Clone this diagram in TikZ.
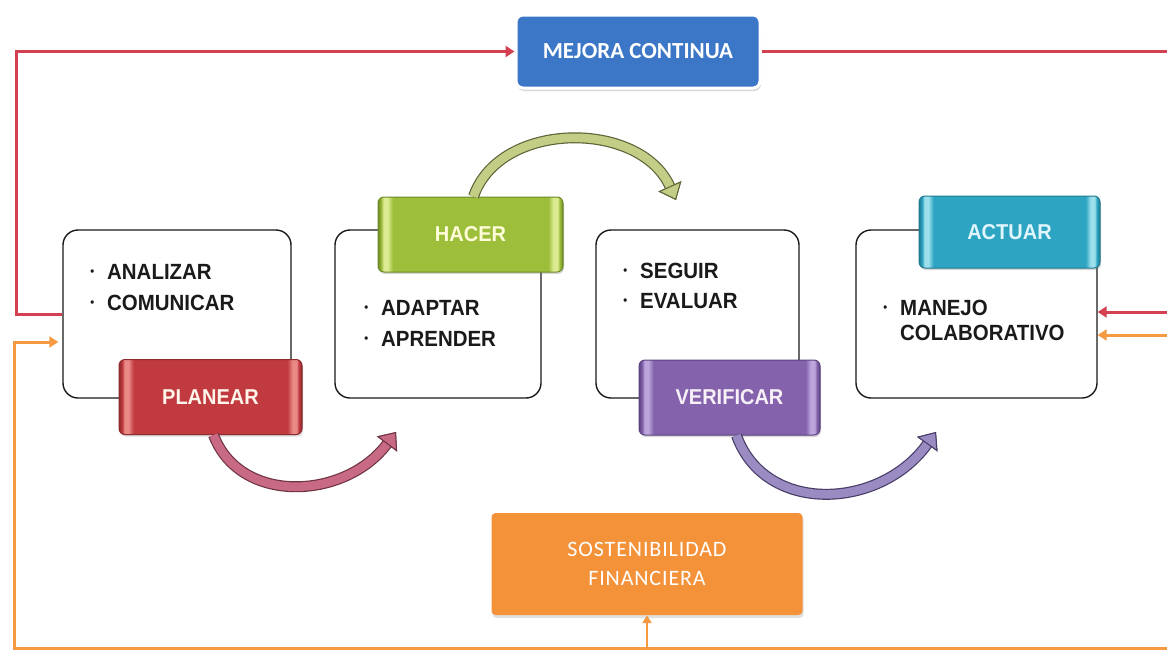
\documentclass[tikz,border=0pt]{standalone}
\usepackage{fontspec}
\newfontfamily\lsans[FakeStretch=0.93]{Liberation Sans}
\newfontfamily\carl{Carlito}
\newfontfamily\carlsp[LetterSpace=4]{Carlito}
\usetikzlibrary{arrows.meta,shadows}

\definecolor{redline}{HTML}{D43F52}
\definecolor{orline}{HTML}{F59A42}
\definecolor{mblue}{HTML}{3B77C6}
\definecolor{sorange}{HTML}{F4923A}
\definecolor{pred}{HTML}{C03A40}\definecolor{predl}{HTML}{E98A86}\definecolor{prede}{HTML}{8E2A2E}
\definecolor{hgreen}{HTML}{9DBE3A}\definecolor{hgreenl}{HTML}{DCEB92}\definecolor{hgreene}{HTML}{6E8A28}
\definecolor{vpurp}{HTML}{8462AC}\definecolor{vpurpl}{HTML}{BCA5DC}\definecolor{vpurpe}{HTML}{5C4480}
\definecolor{acyan}{HTML}{2DA5C2}\definecolor{acyanl}{HTML}{9DE0EC}\definecolor{acyane}{HTML}{1F7A90}
\definecolor{txt}{HTML}{1A1A1A}
\definecolor{pinkf}{HTML}{C96A84}\definecolor{pinko}{HTML}{6E3444}
\definecolor{greenf}{HTML}{C4CD86}\definecolor{greeno}{HTML}{5E6438}
\definecolor{purpf}{HTML}{9A8CC2}\definecolor{purpo}{HTML}{463C66}

\pgfdeclarehorizontalshading{planshade}{100bp}{color(0bp)=(prede); color(25bp)=(prede); color(25.9bp)=(pred); color(26.5bp)=(predl); color(27.6bp)=(predl); color(29bp)=(pred); color(71bp)=(pred); color(72.4bp)=(predl); color(73.5bp)=(predl); color(74.1bp)=(pred); color(75bp)=(prede); color(100bp)=(prede)}
\pgfdeclarehorizontalshading{hacshade}{100bp}{color(0bp)=(hgreene); color(25bp)=(hgreene); color(25.9bp)=(hgreen); color(26.5bp)=(hgreenl); color(27.6bp)=(hgreenl); color(29bp)=(hgreen); color(71bp)=(hgreen); color(72.4bp)=(hgreenl); color(73.5bp)=(hgreenl); color(74.1bp)=(hgreen); color(75bp)=(hgreene); color(100bp)=(hgreene)}
\pgfdeclarehorizontalshading{verishade}{100bp}{color(0bp)=(vpurpe); color(25bp)=(vpurpe); color(25.9bp)=(vpurp); color(26.5bp)=(vpurpl); color(27.6bp)=(vpurpl); color(29bp)=(vpurp); color(71bp)=(vpurp); color(72.4bp)=(vpurpl); color(73.5bp)=(vpurpl); color(74.1bp)=(vpurp); color(75bp)=(vpurpe); color(100bp)=(vpurpe)}
\pgfdeclarehorizontalshading{actshade}{100bp}{color(0bp)=(acyane); color(25bp)=(acyane); color(25.9bp)=(acyan); color(26.5bp)=(acyanl); color(27.6bp)=(acyanl); color(29bp)=(acyan); color(71bp)=(acyan); color(72.4bp)=(acyanl); color(73.5bp)=(acyanl); color(74.1bp)=(acyan); color(75bp)=(acyane); color(100bp)=(acyane)}

\newcommand\bl{\makebox[0pt][r]{\raisebox{4pt}{\fontsize{12}{12}\selectfont\textbullet}\hspace{13pt}}}
\newcommand\curvarrow[3]{%
  \draw[#2, line width=11pt, -{Triangle[length=15pt,width=25pt,line width=1pt,fill=#1,color=#2]}] #3;
  \draw[#1, line width=8.6pt, -{Triangle[length=15pt,width=25pt,line width=1pt,fill=#1,color=#2]}] #3;}

\tikzset{
  wbox/.style={draw=txt, line width=1.4pt, rounded corners=15pt, fill=white, inner sep=0pt, minimum height=168pt},
  lbl/.style={draw=#1, line width=1pt, rounded corners=6pt, inner sep=0pt, minimum height=75pt,
     font=\lsans\bfseries\fontsize{21.5}{21.5}\selectfont,
     drop shadow={shadow xshift=1pt, shadow yshift=-2pt, opacity=.3}},
  itm/.style={inner sep=0pt, anchor=base west, text=txt, font=\lsans\bfseries\fontsize{22}{22}\selectfont},
  rline/.style={draw=redline, line width=3pt},
  oline/.style={draw=orline, line width=3pt},
  tip/.style={-{Triangle[length=9pt,width=11pt]}},
}

\begin{document}
\begin{tikzpicture}[x=1pt,y=-1pt]
\useasboundingbox[fill=white] (0,0) rectangle (1167,651);

% white boxes
\node[wbox, minimum width=228pt] (b1) at (177,314) {};
\node[wbox, minimum width=206pt] (b2) at (438,314) {};
\node[wbox, minimum width=203pt] (b3) at (697.5,314) {};
\node[wbox, minimum width=241pt] (b4) at (976.5,314) {};

% list texts
\node[itm] (t1a) at (107,279) {\bl ANALIZAR};
\node[itm] (t1b) at (107,310) {\bl COMUNICAR};
\node[itm] (t2a) at (381,315) {\bl ADAPTAR};
\node[itm] (t2b) at (381,346) {\bl APRENDER};
\node[itm] (t3a) at (640,278) {\bl SEGUIR};
\node[itm] (t3b) at (640,308) {\bl EVALUAR};
\node[itm] (t4a) at (900,315) {\bl MANEJO};
\node[itm] (t4b) at (900,340) {COLABORATIVO};

% label boxes
\node[lbl=prede, shading=planshade, minimum width=183pt, text=white!92!orange] (planear) at (210.5,397) {PLANEAR};
\node[lbl=hgreene, shading=hacshade, minimum width=185pt, text=white!85!yellow] (hacer) at (470.5,234.5) {HACER};
\node[lbl=vpurpe, shading=verishade, minimum width=181pt, text=white!94!violet] (verificar) at (729.5,397.5) {VERIFICAR};
\node[lbl=acyane, shading=actshade, minimum width=181pt, minimum height=72pt, text=white!88!cyan] (actuar) at (1009.5,232) {ACTUAR};

\node[draw=white, line width=3pt, fill=mblue, rounded corners=7pt, minimum width=244pt, minimum height=73pt, inner sep=0pt,
  text=white, font=\carl\bfseries\fontsize{23}{23}\selectfont,
  drop shadow={shadow xshift=1pt, shadow yshift=-3pt, opacity=.3}] (mejora) at (638,51.5) {MEJORA CONTINUA};

\node[fill=sorange, rounded corners=4pt, minimum width=311pt, minimum height=102pt, inner sep=0pt,
  text=white, align=center, font=\carlsp\fontsize{22}{29}\selectfont,
  drop shadow={shadow xshift=1pt, shadow yshift=-3pt, opacity=.25}] (sost) at (647,564) {SOSTENIBILIDAD\\FINANCIERA};

% curved arrows
\curvarrow{pinkf}{pinko}{([xshift=3pt]planear.south) .. controls (240,505) and (345,500) .. (396,432)}
\curvarrow{greenf}{greeno}{([xshift=3pt]hacer.north) .. controls (500,120) and (640,120) .. (676,200)}
\curvarrow{purpf}{purpo}{([xshift=7pt]verificar.south) .. controls (765,515) and (880,510) .. (936,432)}

% red feedback line
\coordinate (rl) at (16,51.5);
\coordinate (rtr) at (1167,51.5);
\coordinate (rr) at (1167,312);
\draw[rline,tip] (b1.west) -| (rl) -- (mejora.west);
\draw[rline] (mejora.east) -- (rtr);
\draw[rline,tip] (rr) -- (rr -| b4.east);

% orange line
\coordinate (ol) at (14,342);
\coordinate (obl) at (14,648);
\coordinate (obr) at (1167,648);
\coordinate (ob) at (647,648);
\coordinate (orr) at (1167,335);
\draw[oline,tip,shorten >=4pt] (obr) -- (obl) -- (ol) -- (ol -| b1.west);
\draw[oline,tip] (orr) -- (orr -| b4.east);
\draw[orline, line width=2pt, -{Triangle[length=8pt,width=9pt]}] (ob) -- (sost.south);
\end{tikzpicture}
\end{document}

═══

* [What is expected]
Write out the listing word for word, omitting the pictures it holds.

* [Solution]
Clone this diagram in TikZ.
\documentclass[tikz,border=0pt]{standalone}
\usepackage{fontspec}
\newfontfamily\lsans[FakeStretch=0.93]{Liberation Sans}
\newfontfamily\carl{Carlito}
\newfontfamily\carlsp[LetterSpace=4]{Carlito}
\usetikzlibrary{arrows.meta,shadows}

\definecolor{redline}{HTML}{D43F52}
\definecolor{orline}{HTML}{F59A42}
\definecolor{mblue}{HTML}{3B77C6}
\definecolor{sorange}{HTML}{F4923A}
\definecolor{pred}{HTML}{C03A40}\definecolor{predl}{HTML}{E98A86}\definecolor{prede}{HTML}{8E2A2E}
\definecolor{hgreen}{HTML}{9DBE3A}\definecolor{hgreenl}{HTML}{DCEB92}\definecolor{hgreene}{HTML}{6E8A28}
\definecolor{vpurp}{HTML}{8462AC}\definecolor{vpurpl}{HTML}{BCA5DC}\definecolor{vpurpe}{HTML}{5C4480}
\definecolor{acyan}{HTML}{2DA5C2}\definecolor{acyanl}{HTML}{9DE0EC}\definecolor{acyane}{HTML}{1F7A90}
\definecolor{txt}{HTML}{1A1A1A}
\definecolor{pinkf}{HTML}{C96A84}\definecolor{pinko}{HTML}{6E3444}
\definecolor{greenf}{HTML}{C4CD86}\definecolor{greeno}{HTML}{5E6438}
\definecolor{purpf}{HTML}{9A8CC2}\definecolor{purpo}{HTML}{463C66}

\pgfdeclarehorizontalshading{planshade}{100bp}{color(0bp)=(prede); color(25bp)=(prede); color(25.9bp)=(pred); color(26.5bp)=(predl); color(27.6bp)=(predl); color(29bp)=(pred); color(71bp)=(pred); color(72.4bp)=(predl); color(73.5bp)=(predl); color(74.1bp)=(pred); color(75bp)=(prede); color(100bp)=(prede)}
\pgfdeclarehorizontalshading{hacshade}{100bp}{color(0bp)=(hgreene); color(25bp)=(hgreene); color(25.9bp)=(hgreen); color(26.5bp)=(hgreenl); color(27.6bp)=(hgreenl); color(29bp)=(hgreen); color(71bp)=(hgreen); color(72.4bp)=(hgreenl); color(73.5bp)=(hgreenl); color(74.1bp)=(hgreen); color(75bp)=(hgreene); color(100bp)=(hgreene)}
\pgfdeclarehorizontalshading{verishade}{100bp}{color(0bp)=(vpurpe); color(25bp)=(vpurpe); color(25.9bp)=(vpurp); color(26.5bp)=(vpurpl); color(27.6bp)=(vpurpl); color(29bp)=(vpurp); color(71bp)=(vpurp); color(72.4bp)=(vpurpl); color(73.5bp)=(vpurpl); color(74.1bp)=(vpurp); color(75bp)=(vpurpe); color(100bp)=(vpurpe)}
\pgfdeclarehorizontalshading{actshade}{100bp}{color(0bp)=(acyane); color(25bp)=(acyane); color(25.9bp)=(acyan); color(26.5bp)=(acyanl); color(27.6bp)=(acyanl); color(29bp)=(acyan); color(71bp)=(acyan); color(72.4bp)=(acyanl); color(73.5bp)=(acyanl); color(74.1bp)=(acyan); color(75bp)=(acyane); color(100bp)=(acyane)}

\newcommand\bl{\makebox[0pt][r]{\raisebox{4pt}{\fontsize{12}{12}\selectfont\textbullet}\hspace{13pt}}}
\newcommand\curvarrow[3]{%
  \draw[#2, line width=11pt, -{Triangle[length=15pt,width=25pt,line width=1pt,fill=#1,color=#2]}] #3;
  \draw[#1, line width=8.6pt, -{Triangle[length=15pt,width=25pt,line width=1pt,fill=#1,color=#2]}] #3;}

\tikzset{
  wbox/.style={draw=txt, line width=1.4pt, rounded corners=15pt, fill=white, inner sep=0pt, minimum height=168pt},
  lbl/.style={draw=#1, line width=1pt, rounded corners=6pt, inner sep=0pt, minimum height=75pt,
     font=\lsans\bfseries\fontsize{21.5}{21.5}\selectfont,
     drop shadow={shadow xshift=1pt, shadow yshift=-2pt, opacity=.3}},
  itm/.style={inner sep=0pt, anchor=base west, text=txt, font=\lsans\bfseries\fontsize{22}{22}\selectfont},
  rline/.style={draw=redline, line width=3pt},
  oline/.style={draw=orline, line width=3pt},
  tip/.style={-{Triangle[length=9pt,width=11pt]}},
}

\begin{document}
\begin{tikzpicture}[x=1pt,y=-1pt]
\useasboundingbox[fill=white] (0,0) rectangle (1167,651);

% white boxes
\node[wbox, minimum width=228pt] (b1) at (177,314) {};
\node[wbox, minimum width=206pt] (b2) at (438,314) {};
\node[wbox, minimum width=203pt] (b3) at (697.5,314) {};
\node[wbox, minimum width=241pt] (b4) at (976.5,314) {};

% list texts
\node[itm] (t1a) at (107,279) {\bl ANALIZAR};
\node[itm] (t1b) at (107,310) {\bl COMUNICAR};
\node[itm] (t2a) at (381,315) {\bl ADAPTAR};
\node[itm] (t2b) at (381,346) {\bl APRENDER};
\node[itm] (t3a) at (640,278) {\bl SEGUIR};
\node[itm] (t3b) at (640,308) {\bl EVALUAR};
\node[itm] (t4a) at (900,315) {\bl MANEJO};
\node[itm] (t4b) at (900,340) {COLABORATIVO};

% label boxes
\node[lbl=prede, shading=planshade, minimum width=183pt, text=white!92!orange] (planear) at (210.5,397) {PLANEAR};
\node[lbl=hgreene, shading=hacshade, minimum width=185pt, text=white!85!yellow] (hacer) at (470.5,234.5) {HACER};
\node[lbl=vpurpe, shading=verishade, minimum width=181pt, text=white!94!violet] (verificar) at (729.5,397.5) {VERIFICAR};
\node[lbl=acyane, shading=actshade, minimum width=181pt, minimum height=72pt, text=white!88!cyan] (actuar) at (1009.5,232) {ACTUAR};

\node[draw=white, line width=3pt, fill=mblue, rounded corners=7pt, minimum width=244pt, minimum height=73pt, inner sep=0pt,
  text=white, font=\carl\bfseries\fontsize{23}{23}\selectfont,
  drop shadow={shadow xshift=1pt, shadow yshift=-3pt, opacity=.3}] (mejora) at (638,51.5) {MEJORA CONTINUA};

\node[fill=sorange, rounded corners=4pt, minimum width=311pt, minimum height=102pt, inner sep=0pt,
  text=white, align=center, font=\carlsp\fontsize{22}{29}\selectfont,
  drop shadow={shadow xshift=1pt, shadow yshift=-3pt, opacity=.25}] (sost) at (647,564) {SOSTENIBILIDAD\\FINANCIERA};

% curved arrows
\curvarrow{pinkf}{pinko}{([xshift=3pt]planear.south) .. controls (240,505) and (345,500) .. (396,432)}
\curvarrow{greenf}{greeno}{([xshift=3pt]hacer.north) .. controls (500,120) and (640,120) .. (676,200)}
\curvarrow{purpf}{purpo}{([xshift=7pt]verificar.south) .. controls (765,515) and (880,510) .. (936,432)}

% red feedback line
\coordinate (rl) at (16,51.5);
\coordinate (rtr) at (1167,51.5);
\coordinate (rr) at (1167,312);
\draw[rline,tip] (b1.west) -| (rl) -- (mejora.west);
\draw[rline] (mejora.east) -- (rtr);
\draw[rline,tip] (rr) -- (rr -| b4.east);

% orange line
\coordinate (ol) at (14,342);
\coordinate (obl) at (14,648);
\coordinate (obr) at (1167,648);
\coordinate (ob) at (647,648);
\coordinate (orr) at (1167,335);
\draw[oline,tip,shorten >=4pt] (obr) -- (obl) -- (ol) -- (ol -| b1.west);
\draw[oline,tip] (orr) -- (orr -| b4.east);
\draw[orline, line width=2pt, -{Triangle[length=8pt,width=9pt]}] (ob) -- (sost.south);
\end{tikzpicture}
\end{document}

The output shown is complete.